Submitted by Ben Forrest - inReview.net staff
1. Kanye West Graduation
I'm not a huge fan of this album, but anything Kanye produces peaks my interest. Graduation pales in comparison to his previous effort, Late Registration, and isn't exactly stellar from a moral standpoint. But "Stronger" was one of the better hip-hop singles of the year, and the album has other catchy moments. Ultimately, this collection ended up where all of my Kanye albums eventually do – the trash bin – but it spun regularly in my stereo until I got sick of it.
2. The White Stripes Icky Thump
Until this year, I've always regarded Jack and Meg White with a wary and mildly annoyed gaze, my eyes usually rolling. "Overrated" and "overplayed" were the words I assigned to their band. Plus, their videos were weird. But Icky Thump won me over, mainly because of its bluesy elements.

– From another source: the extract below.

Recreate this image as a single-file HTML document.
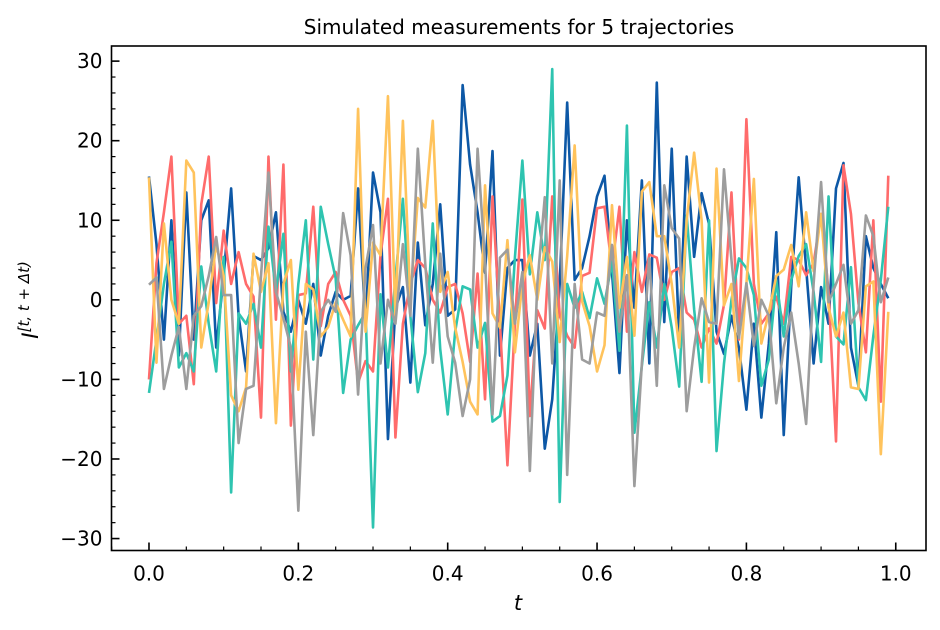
<!DOCTYPE html>
<html>
<head>
<meta charset="utf-8">
<style>
  html, body { margin:0; padding:0; background:#fff; }
  svg { display:block; font-family: "DejaVu Sans", "Liberation Sans", sans-serif; }
</style>
</head>
<body>
<svg id="chart" width="940" height="630" viewBox="0 0 940 630" xmlns="http://www.w3.org/2000/svg">
  <rect x="0" y="0" width="940" height="630" fill="#fff"/>
  <text x="519" y="34" text-anchor="middle" font-size="20" fill="#000">Simulated measurements for 5 trajectories</text>
  <g id="series"></g>
  <g id="axes"></g>
  <text x="518" y="610" text-anchor="middle" font-size="21" font-style="italic" fill="#000">t</text>
  <text transform="translate(38,300) rotate(-90)" text-anchor="middle" font-size="22" font-style="italic" fill="#000">I<tspan font-size="15" dy="-9">[t, t + Δt)</tspan></text>
</svg>
<script>
const seriesNames = ["trajectory-1", "trajectory-2", "trajectory-3", "trajectory-4", "trajectory-5"];
const seriesColors = ["#0d58a6", "#ff6b6b", "#2ec4b0", "#ffc35c", "#9d9d9d"];
const xTicks = [0, 0.2, 0.4, 0.6, 0.8, 1.0];
const xTickLabels = ["0.0", "0.2", "0.4", "0.6", "0.8", "1.0"];
const yTicks = [-30, -20, -10, 0, 10, 20, 30];
const yTickLabels = ["\u221230", "\u221220", "\u221210", "0", "10", "20", "30"];

const blue = [15.5,7,-5,10,-7,13.5,-5,10,12.5,-6,
  3,14,-2,-9,5.5,5,6.5,11,-1.5,-4,
  0,-3,2,-7,-2,1,0,0.5,14,-3,
  16,11,-17.5,-1,1.6,-10.4,7.2,-3.2,2,12,
  -2,-1.2,27,17,11,3.4,18.7,-7,4,5,
  5,-7,-3,-18.7,-12.5,2,24.8,2.5,4,8,
  13,15.6,3.5,-9.2,10,-1,15,-8,27.3,-2.8,
  19,-5,18,5.4,13.4,9.5,-4,-6.8,-2,-6,
  -13.8,-3,-14.8,-5.5,8.5,-17,1.7,15.4,4,-8,
  1.6,-3,14,17.2,-6,-10.8,8,4,2,0.2];
const red = [-10,4.6,11,18,-3,-2,-10.6,12,18,-0.4,
  8.7,2,6,2,0.4,-14.8,18,-2.5,17,-15.8,
  0.6,0.8,11.7,-3.3,2,3.5,0,-2,-10.4,-7.7,
  -9,5.6,12.7,-17.3,-3,2,5,4,0,-1.6,
  1.6,2,-1.7,-7.8,3.3,-12.5,13,-3,-20.8,-3,
  12.6,-14.6,-1.3,-3.6,13,-2,-4.5,-6,3,3.4,
  11.5,11.7,4,11.7,-4,6,1,5.7,5.3,0,
  3.5,4,-1.6,-2.5,-6,-3.6,-5.5,-0.6,13.5,-5,
  22.7,2,-3,-1.7,0.4,-3,5.4,5,3.1,4.6,
  10.8,1,-17.8,16.9,10.8,-0.4,-6.6,10,-12.8,15.6];
const teal = [-11.7,-5,2,7.3,-8.5,-6.7,-9,4.2,-3,-9,
  5.4,-24.2,-1.7,-3,-0.5,-6,9.2,1,8.3,-9,
  2,10,-7.5,11.7,7,2.7,-11.7,-5,-3.2,-1.6,
  -28.6,0.7,-8.5,2.7,12.7,-2,-11.6,-6.7,9.6,-6.2,
  -14.4,-4,1.7,1.3,-6,-2.9,-15.3,-14.6,-9.5,5.3,
  17.5,3.2,11,5,29,-25.4,2,-1,1,-2.3,
  2.7,-0.5,4.8,-6.4,21.9,-16.7,-8.3,-0.3,-6,2,
  -3.5,-10.9,10.6,-1.2,-10.3,10,-19,-8,0,5.2,
  4,0.6,-10.8,-7.5,2.5,-4.6,2.5,5.5,7,1,
  -7.8,13,-4.6,-5.6,4.1,-11,-12.6,-4.5,2.5,11.7];
const yellow = [15.4,-7.9,9.6,0,-3,17.5,16,-6,-0.3,7,
  3,-12,-14,-11,5.8,1,4.6,-15.5,2,5,
  -11.3,2,1.3,-4.6,-3.4,-0.3,-2.5,-4.6,24,-4,
  7.2,5.6,25.6,-2,22.5,0,12.8,11.6,22.5,1,
  3.5,-3.5,-7.8,-12.8,-14.4,14.4,-1.7,-3.5,7.5,-6.6,
  2,5.6,0,6.6,4.8,-5.3,5.5,19.4,-0.2,-3.3,
  -9,-5.7,11.9,-1,5.4,-4.5,13.6,14.8,8,8,
  2,-6,10,18.5,10,-10.4,16.5,-0.7,2,-10.2,
  2,15.2,-5.5,-1.6,3,3.8,6.9,1.7,11,3.6,
  10.8,-1,-4.6,-1.6,-11,-11.2,1.7,2.3,-19.4,-1.5];
const gray = [1.9,2.8,-11.2,-7,-3.4,-11.2,-2,-0.8,3,7.9,
  0.6,0.6,-18,-11.2,-10.8,3,16,1,-2.3,-6,
  -26.5,-4,-17,-1.5,0,-1.5,10.9,5.6,-11.9,4,
  9.4,-8,0,-3,7,-2,19,4.5,-7.9,5.8,
  -4.6,-7.9,-14.6,-10,19,4.8,-14.4,5.3,6.3,-3,
  3.5,-21.5,2,12.9,-8,15,-22,2,-7.5,-8,
  -1.6,-2,6.9,-4,3.1,-23.4,-8,5.2,-10.8,14.4,
  9,7.7,-14,-6,0.2,-2.8,-3,16.4,5,-4.8,
  2.1,-5.8,0,-2,-13,-6,-1.6,-8,-15.6,2,
  14.8,-0.3,2,4.4,-3,-1.3,10.6,8,-0.3,2.8];
const allSeries = [blue, red, teal, yellow, gray];

const plotLeft = 111.5, plotRight = 926, plotTop = 46, plotBottom = 550.5;
const xMin = -0.0502, xMax = 1.0405, yMin = -31.5, yMax = 31.9;
function xScale(v){ return plotLeft + (v - xMin) / (xMax - xMin) * (plotRight - plotLeft); }
function yScale(v){ return plotBottom - (v - yMin) / (yMax - yMin) * (plotBottom - plotTop); }

const NS = "http://www.w3.org/2000/svg";
const sg = document.getElementById("series");
allSeries.forEach(function(vals, s){
  const pts = vals.map(function(v, i){ return xScale(i / vals.length).toFixed(2) + "," + yScale(v).toFixed(2); }).join(" ");
  const pl = document.createElementNS(NS, "polyline");
  pl.setAttribute("points", pts);
  pl.setAttribute("fill", "none");
  pl.setAttribute("stroke", seriesColors[s]);
  pl.setAttribute("stroke-width", "2.6");
  pl.setAttribute("stroke-linejoin", "round");
  
  
  sg.appendChild(pl);
});

const ag = document.getElementById("axes");
const frame = document.createElementNS(NS, "rect");
frame.setAttribute("x", plotLeft); frame.setAttribute("y", plotTop);
frame.setAttribute("width", plotRight - plotLeft); frame.setAttribute("height", plotBottom - plotTop);
frame.setAttribute("fill", "none"); frame.setAttribute("stroke", "#000"); frame.setAttribute("stroke-width", "1.6");


ag.appendChild(frame);

function tick(x1, y1, x2, y2, w, name){
  const l = document.createElementNS(NS, "line");
  l.setAttribute("x1", x1); l.setAttribute("y1", y1); l.setAttribute("x2", x2); l.setAttribute("y2", y2);
  l.setAttribute("stroke", "#000"); l.setAttribute("stroke-width", w);
  
  
  ag.appendChild(l);
}
function label(x, y, txt, anchor, name){
  const t = document.createElementNS(NS, "text");
  t.setAttribute("x", x); t.setAttribute("y", y); t.setAttribute("text-anchor", anchor);
  t.setAttribute("font-size", "20"); t.setAttribute("fill", "#000");
  t.textContent = txt;
  
  
  ag.appendChild(t);
}
xTicks.forEach(function(v, i){
  const x = xScale(v);
  tick(x, plotBottom, x, plotBottom - 8, 1.6, "x-major-tick");
  label(x, plotBottom + 30, xTickLabels[i], "middle", "x-tick-label");
});
for (let k = -1; k <= 21; k++){
  const v = k * 0.05;
  if (k % 4 === 0) continue;
  if (v < xMin || v > xMax) continue;
  tick(xScale(v), plotBottom, xScale(v), plotBottom - 4, 1.2, "x-minor-tick");
}
yTicks.forEach(function(v, i){
  const y = yScale(v);
  tick(plotLeft, y, plotLeft + 8, y, 1.6, "y-major-tick");
  label(plotLeft - 9, y + 7, yTickLabels[i], "end", "y-tick-label");
});
for (let v = -30; v <= 30; v += 2){
  if (v % 10 === 0) continue;
  tick(plotLeft, yScale(v), plotLeft + 4, yScale(v), 1.2, "y-minor-tick");
}
</script>
</body>
</html>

Jack takes his guitar playing to a new level on this album, and he and drummer Meg manage to do something I didn't know they were capable of: they groove.
3. Mat Kearney Nothing Left to Lose
I bought this album without realizing it consists mainly of songs from Bullet, Mat's 2004 debut for Inpop Records. A closer look at the track list would have avoided my mistake, but hey … everybody's brain goes on vacation once in a while. After my initial peevedness wore off, a few of the newer songs began to grow on me. "What's a Boy to Do" is a favorite, although I have no idea what it's about, and "Can't Break Her Fall" is top-notch as well. For whatever reason, I came back to this album frequently, mainly when I was on the road. Serenity is sometimes absent from the lyrics, but there is something about Nothing Left to Lose that puts me at ease.

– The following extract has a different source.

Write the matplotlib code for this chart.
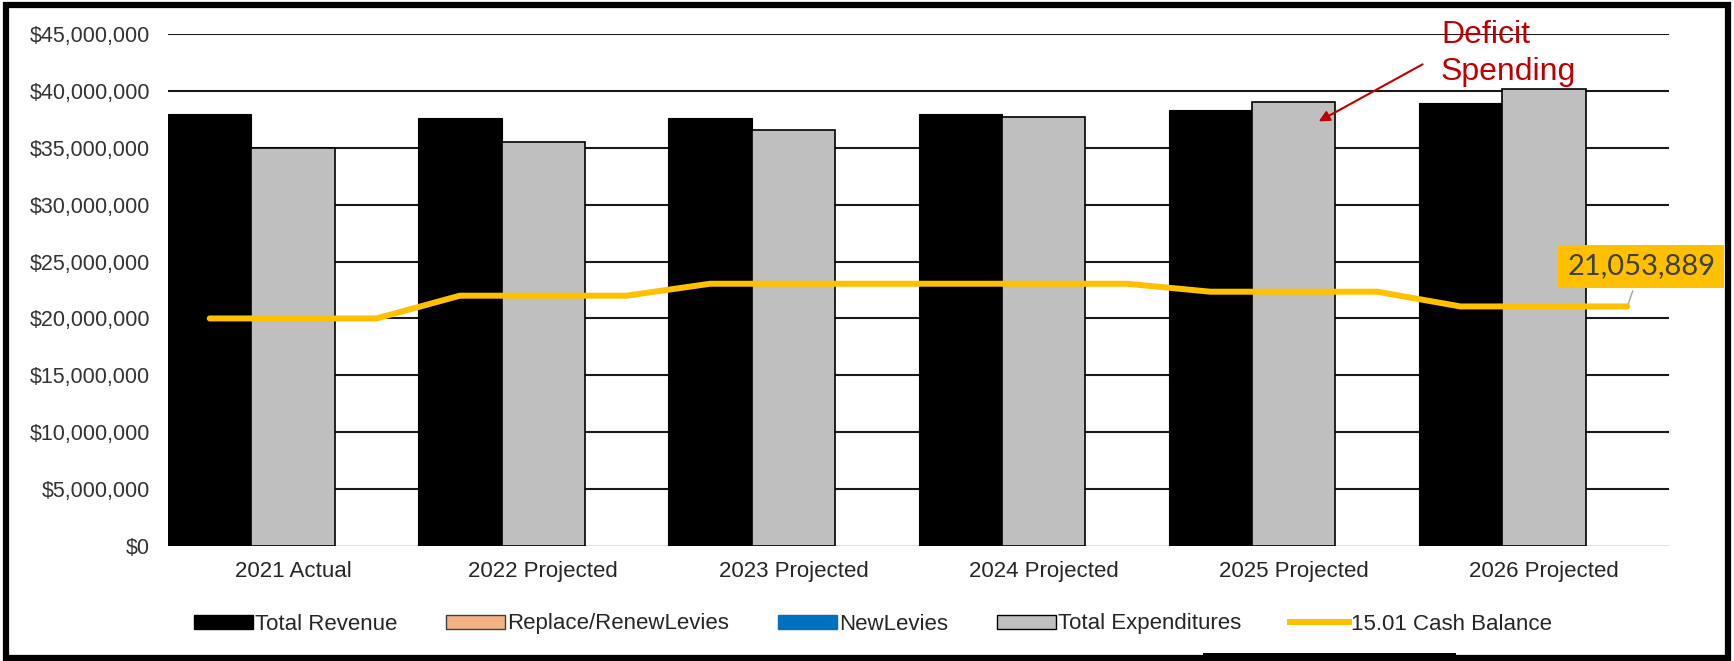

4. K-os Atlantis: Hymns for Disco
K-os, as you might know, is one of the few Canadian emcees to have much success outside the country – or inside it, for that matter. The GWN (Great White North) is notoriously lacking its support of urban music, and as a result it's not surprising K-os' creations frequently break the hip-hop mold. For every "Ballad of Noah" or "Electrik Heat" – two stellar rap tracks from Atlantis – there are soulful, experimental cuts like "Born to Run" and "The Rain." I tend to skip over the latter type, but portions of this album were revisited until I couldn't stand it anymore.

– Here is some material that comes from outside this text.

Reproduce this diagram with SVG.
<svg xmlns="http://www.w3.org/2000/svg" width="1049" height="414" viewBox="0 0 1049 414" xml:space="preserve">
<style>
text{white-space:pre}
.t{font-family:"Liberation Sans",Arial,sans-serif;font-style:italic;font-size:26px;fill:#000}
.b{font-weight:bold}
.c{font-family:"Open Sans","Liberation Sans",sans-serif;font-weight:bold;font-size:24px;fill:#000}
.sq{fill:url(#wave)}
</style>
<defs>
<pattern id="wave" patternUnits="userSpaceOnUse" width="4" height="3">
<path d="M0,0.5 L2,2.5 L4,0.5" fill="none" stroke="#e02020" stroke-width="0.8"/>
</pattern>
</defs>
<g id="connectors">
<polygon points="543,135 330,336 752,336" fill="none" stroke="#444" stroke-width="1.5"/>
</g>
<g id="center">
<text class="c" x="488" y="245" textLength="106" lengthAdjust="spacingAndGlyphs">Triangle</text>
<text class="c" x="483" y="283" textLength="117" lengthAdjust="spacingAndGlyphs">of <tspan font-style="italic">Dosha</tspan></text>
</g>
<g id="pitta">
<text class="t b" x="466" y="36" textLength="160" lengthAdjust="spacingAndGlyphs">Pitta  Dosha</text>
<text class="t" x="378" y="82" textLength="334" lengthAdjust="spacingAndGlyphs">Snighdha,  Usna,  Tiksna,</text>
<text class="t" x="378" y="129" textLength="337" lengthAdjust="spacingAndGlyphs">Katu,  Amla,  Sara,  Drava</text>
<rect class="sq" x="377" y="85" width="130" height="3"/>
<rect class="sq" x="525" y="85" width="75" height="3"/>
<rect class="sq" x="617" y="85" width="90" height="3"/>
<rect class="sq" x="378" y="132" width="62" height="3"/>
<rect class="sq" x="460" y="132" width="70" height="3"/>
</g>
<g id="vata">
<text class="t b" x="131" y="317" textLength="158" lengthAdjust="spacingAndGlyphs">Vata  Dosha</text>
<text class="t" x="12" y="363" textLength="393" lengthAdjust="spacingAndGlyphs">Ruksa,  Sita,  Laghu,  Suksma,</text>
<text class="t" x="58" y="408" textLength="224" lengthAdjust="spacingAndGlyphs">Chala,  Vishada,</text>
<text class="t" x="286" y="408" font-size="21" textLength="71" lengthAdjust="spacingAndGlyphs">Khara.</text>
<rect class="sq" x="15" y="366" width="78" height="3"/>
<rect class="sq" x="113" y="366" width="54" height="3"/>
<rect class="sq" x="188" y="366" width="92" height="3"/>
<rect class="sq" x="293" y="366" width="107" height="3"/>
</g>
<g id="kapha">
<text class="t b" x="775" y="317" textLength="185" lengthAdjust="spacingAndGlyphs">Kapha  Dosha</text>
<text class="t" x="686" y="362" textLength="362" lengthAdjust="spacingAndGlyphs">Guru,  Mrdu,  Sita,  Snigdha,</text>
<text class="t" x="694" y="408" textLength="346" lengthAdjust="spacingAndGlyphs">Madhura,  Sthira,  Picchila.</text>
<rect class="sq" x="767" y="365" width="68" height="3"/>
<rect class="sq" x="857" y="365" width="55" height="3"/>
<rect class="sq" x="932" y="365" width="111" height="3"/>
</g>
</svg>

5. Grits the greatest hits
I missed out on most of Coffee and Bonafide's early hits and took this album as a chance to catch up. "Believe," featuring Jennifer Knapp is one of the best, and "They All Fall Down" is stellar. Previously un-released cuts like "Better Without Me" are also pleasing, and a few of my old faves from the post-Dichotomy A era make appearances as well. Grits is one of the few artists whose new stuff I consider an essential buy.